Wednesday, August 15, 2012

Big and impossible to ignore, like a member of the family


Hanel Koeck - Piano Music
Robert & Leopold #33


I just read Thad Carhart's The Piano Shop on the Left Bank. It's a nifty time-killer for instrument-learners of any variety as they sit in a cramped waiting room, eager for the neophyte with the timeslot before them to finish their lesson. Passages from Carhart's book rolled through my head as I listened to Hanel Koeck's (a pseudonym for Ryan Martin) Piano Music, which is essentially a long-winded obituary to an antique piano.

As his recorder runs, Koeck skillfully molests the instrument, cajoling all sorts of un-piano-like discord out of it; you wonder if the New Yorker is dabbing the tip of his thumb with his tongue and touching the strings or gently flicking the felt-covered hammers or making tiny, imaginary circles with his fingertips on the soundboard and pin block. "Seeing the secret innards of pianos spread out before me," writes Carhart, "made me want to know more about the mechanics, not for the utilitarian aspect but for the poetics of it." So in a sense, that's what we're hearing on Piano Music, Koeck touching and exploring and learning more about this particular instrument's mechanics. Like the piano is a new flame—or an old lover.
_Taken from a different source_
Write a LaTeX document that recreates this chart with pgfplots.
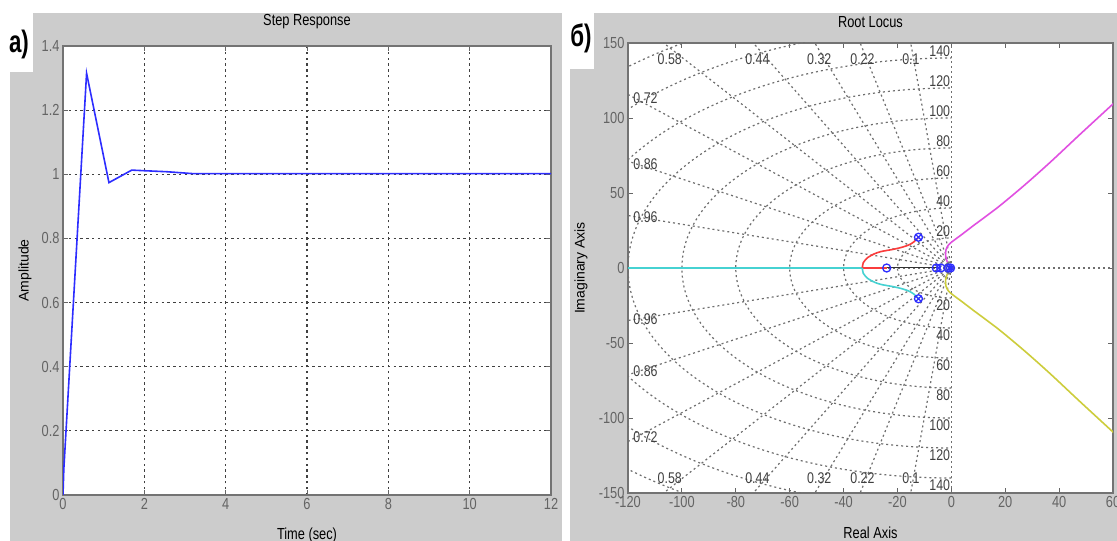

The piano was euthanized after Koeck's diddling, chopped up into tiny bits, the pieces mailed along with the cassettes (see the picture above). "Ah, but of course, that's the beauty of a piano,” Carhart's piano salesman, Luc, tells him. "It's not just another instrument like a flute or a violin that you put away in the closet. You live with it and it with you. It's big and impossible to ignore, like a member of the family!" The sounds Koeck produces don't fall into a neat, tiny, seamless line and resemble anything related to music. It's just chopped-up, drawn-out noise. Each year, we rent a summer home with various friends and demons, and almost always, these summer homes contain upright pianos featuring keys that appear to have been chewed on by famished dinosaurs and finished wood scratched so deeply you wonder if black bears are to blame. But always, these assaulted uprights produce a sound that leans toward acceptable (even when the kids are mashing away on the keys with their tiny, pink fists). Not Koeck's piano. I suppose its death was for the best.

"I lifted the fall board with the air of hushed expectation that always came over me," Carhart writes, "as if I were opening the door to another world." No doors are opening on Piano Music. They have all closed.